都市風景として思い描く写真の多くは、ビルが建ち並ぶ光景ではないでしょうか。高層ビルやシンボリックタワー、坂道や路地といった街の情景、みなさんが学校や仕事に通う日常的な街並みも、ふとカメラを通せば、非日常の世界に変わってしまう。そんな都会ならではの被写体の撮影テクニックやコツをご紹介いたします。
一歩差がつく日中の展望写真は目の付けどころで決まる
日中の展望風景は、撮影範囲が限られているうえ、撮影時のコンディションに左右されがちです。しかし、レンズワークやフレーミング、カメラ機能を活用することで独自性を出せることがわかったと思います。また目の付けどころも大事。ここではタワーの影に注目したり、望遠レンズで街の光景を引き寄せたり、鉄道風景として捉えたりした日中の展望写真を紹介します。
【日中展望×影】
太陽高度の低い夕方の時間帯を狙って、スカイツリーの展望室からその影を撮る
朝夕の太陽高度が低い時間帯は、影が長く伸びる。影を主役にした写真は、このような時間帯が撮りやすい。これはスカイツリーの展望台に昇ったとき、眼下の街に大きなスカイツリーの影が写っていたところを撮影した。この影を強調するため、シンプルに画面の真ん中に置いている。
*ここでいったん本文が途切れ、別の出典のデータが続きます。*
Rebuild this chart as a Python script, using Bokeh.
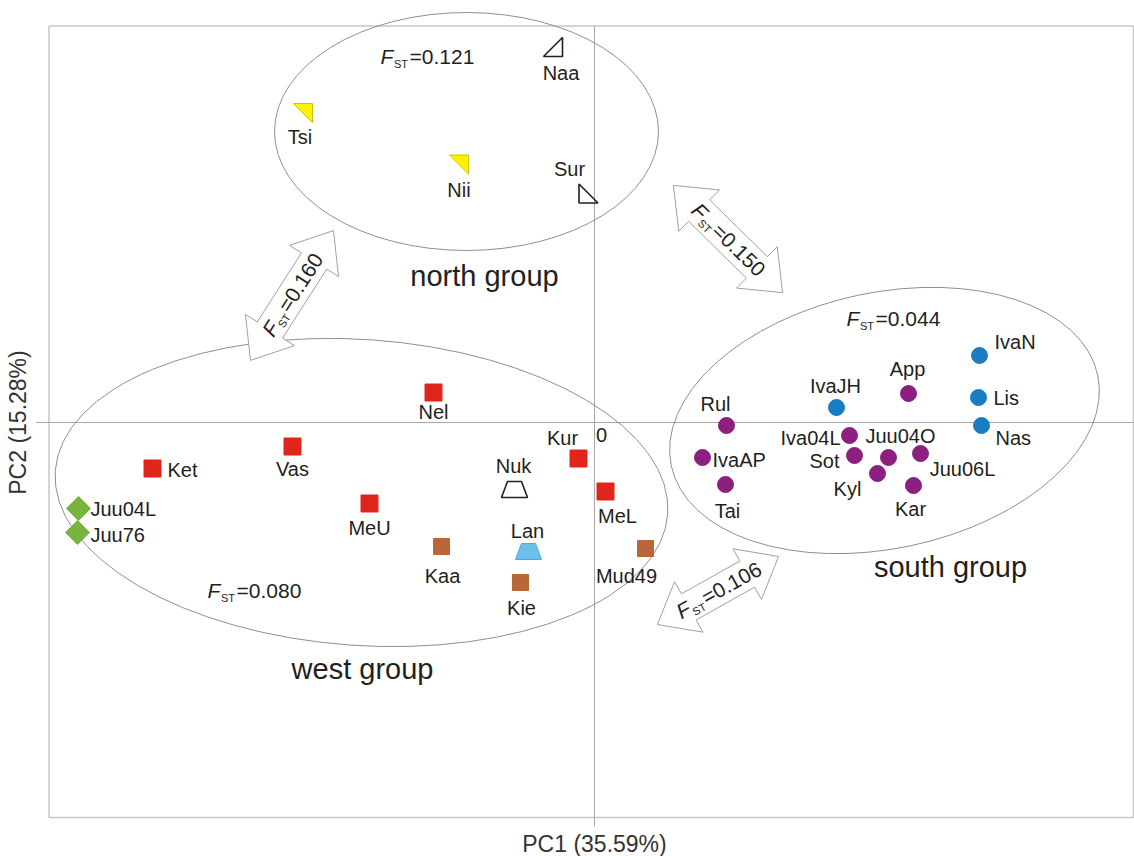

56ミリ相当 絞り優先オート(F8 1/400秒) -0.3補正 ISO100 WB:太陽光
【日中展望×モノクロ】
この街の持つ歴史の深さを出すためにモノクロに仕上げる
ベルギー、ブルージュの鐘楼に上り、世界遺産の街並みを狙う。望遠レンズを使って運河を行くボートをポイントに切り取ることで、中世の面影を残す街と、ボートに乗る人々のにぎやかさを表現できた。また、この街の持つ歴史の深さを表すためにモノクロに仕上げ、趣きを引き出している。
150ミリ相当 絞り優先オート(F5.6 1/500秒) -0.7補正 ISO200 WB:オート
【日中展望×構図】
春の都会のなかを走り抜けるイメージで新幹線を俯瞰撮影
王子駅からすぐの北とぴあの展望室から撮影。望遠レンズなら寄った撮影も可能だが、天気がよかったので、奥まで見渡せる都会の景色と車両を併せて、広くフレーミングした。桜のピンクが春を感じさせ、東北新幹線の赤と緑が写真にインパクトを与える。
35ミリ相当 マニュアル露出(F4.5 1/1000秒) ISO400 WB:オート
ワンランク上の日中の展望写真を撮るには、少し視点を変えること。何気なく見ている風景の中のどこに焦点を当てるかによって、独自性のある撮影が可能になります。